Sunday, August 16, 2015

we all tried (Blue Mountains)

We readied for the ISS pass. Bev was on the back lawn facing north, with my 8mm lens. She was going to try a 5 or 6 minute exposure for me. Ian W was ready in his shed.


I heard them spot a good meteor...

I had my Canon DSLR connected to the Tele Vue 101 refractor this time. I knew it would be smaller. But I didn't care. I was very interested in simply getting it. Backyard EOS was ready to record.

9:42. Opened Track Satellite dialog. I waited for it to clear the building outline.

I started tracking. The mount responded.

Told the group it was over the horizon. Suggested to Bev as soon as she saw it should could start shooting. I could see it over the tree line. Just left of our big tree.

Asked Bev if she wanted to start shooting.

It was nearly in the centre of the field of the big 'scope! Dang. It was fantastic. I could see the solar panels and the centre structure. I could see the stars flying by in the background. Neat view. Just after Ian D looked it went out of the field! Weird.

And the mount stopped.

I headed out to the lawn. Bev had turned the camera to the south-east. Not sure why. I thought she said the first exposure completed but it didn't seem long enough to me.

Wheelband's shot was amazing, as it passed M13. Super bright. He used his Nikon.


Copyright © 2015. Ian Wheelband.

I got 81 frames (I forgot to hit Record early!). Reviewed the video. I didn't see anything... Bummer. Don't know what happened. Bad exposure maybe? Too bad.

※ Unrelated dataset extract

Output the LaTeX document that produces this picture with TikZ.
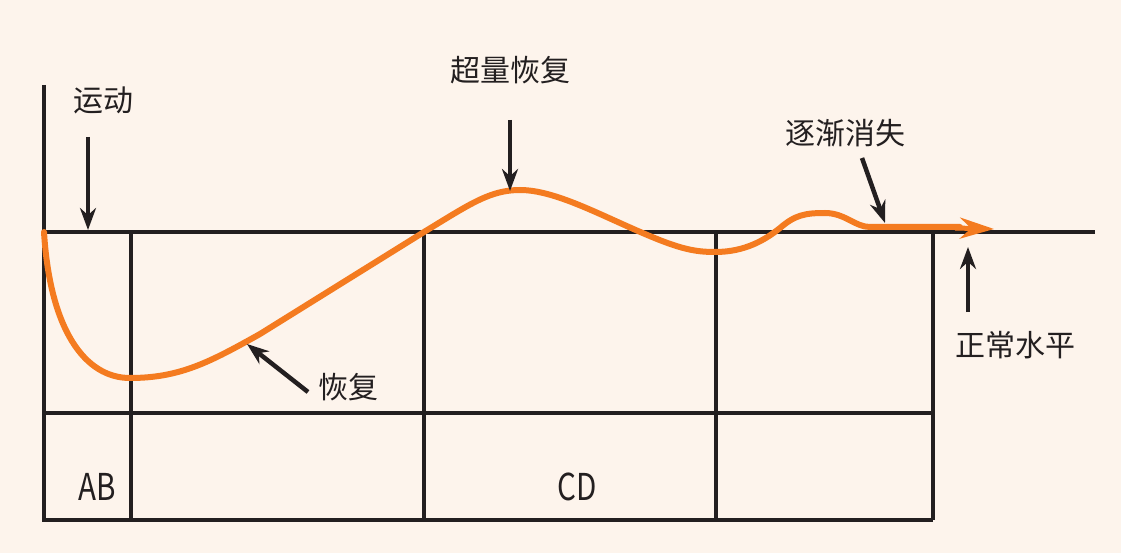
\documentclass[tikz,border=0pt]{standalone}
\usepackage{fontspec}
\setmainfont{Noto Sans CJK SC}
\usetikzlibrary{arrows.meta, positioning}

\definecolor{bgcream}{HTML}{FDF4EC}
\definecolor{inkblack}{HTML}{231F20}
\definecolor{curveorange}{HTML}{F47B20}

\tikzset{
  gridline/.style={inkblack, line width=4pt},
  pointer/.style={inkblack, line width=4.5pt, -{Stealth[length=22pt, width=16pt]}},
  curveline/.style={curveorange, line width=6pt, line cap=round},
  cjklabel/.style={inner sep=0pt, text=inkblack, font=\fontsize{30}{33}\selectfont},
  cellfont/.style={inner sep=0pt, text=inkblack, font=\fontsize{37}{40}\selectfont, xscale=0.8}
}

\begin{document}
\begin{tikzpicture}[x=1pt, y=-1pt]
% background and frame of the picture
\fill[bgcream] (0,0) rectangle (1121,553);
\useasboundingbox (0,0) rectangle (1121,553);

% axes and table
\draw[gridline] (44,85) -- (44,520) -- (933,520);
\draw[gridline] (44,232) -- (1095,232);
\draw[gridline] (44,413) -- (933,413);
\foreach \xc in {131,424,716,933}
  \draw[gridline] (\xc,232) -- (\xc,520);

% orange response curve
\draw[curveline] (44,232) .. controls (50,330) and (85,378) .. (130,378)
  .. controls (180,378) and (210,362) .. (260,334) -- (424,232)
  .. controls (470,204) and (490,190) .. (520,190)
  .. controls (555,190) and (600,215) .. (645,234)
  .. controls (680,249) and (695,252) .. (715,252)
  .. controls (745,252) and (765,240) .. (780,228)
  .. controls (795,215) and (805,213) .. (825,213)
  .. controls (845,213) and (855,227) .. (870,227) -- (960,227);
\draw[curveorange, line width=5pt, -{Stealth[length=34pt, width=21pt]}] (955,228) -- (994,229);

% labels
\node[cjklabel] (sport) at (103,100) {运动};
\node[cjklabel] (supercomp) at (510,70) {超量恢复};
\node[cjklabel] (fade) at (845,133) {逐渐消失};
\node[cjklabel] (normal) at (1015,345) {正常水平};
\node[cjklabel] (recover) at (348,387) {恢复};
\node[cellfont] (ab) at (97,487) {AB};
\node[cellfont] (cd) at (577,487) {CD};

% pointer arrows
\coordinate (sportA) at (88,137);
\coordinate (sportB) at (88,230);
\coordinate (superA) at (510,120);
\coordinate (superB) at (510,191);
\coordinate (fadeA) at (862,158);
\coordinate (fadeB) at (885,223);
\coordinate (normalA) at (968,312);
\coordinate (normalB) at (968,247);
\coordinate (recA) at (308,392);
\coordinate (recB) at (247,344);
\draw[pointer] (sportA) -- (sportB);
\draw[pointer] (superA) -- (superB);
\draw[pointer] (fadeA) -- (fadeB);
\draw[pointer] (normalA) -- (normalB);
\draw[pointer] (recA) -- (recB);
\end{tikzpicture}
\end{document}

Reviewed the camera settings. 1/60 of a second. ISO 1000. Daylight. 1000 frames. To AVI+JPG. Quality was set to small—didn't notice that before. Anyway.

Reset the mount.

10:03. The software was really slow. Closed BYE; started SkyTools.

Keep on tryin'!

§

Weird. Months later I reviewed the frames and found some of them contained the ISS! What!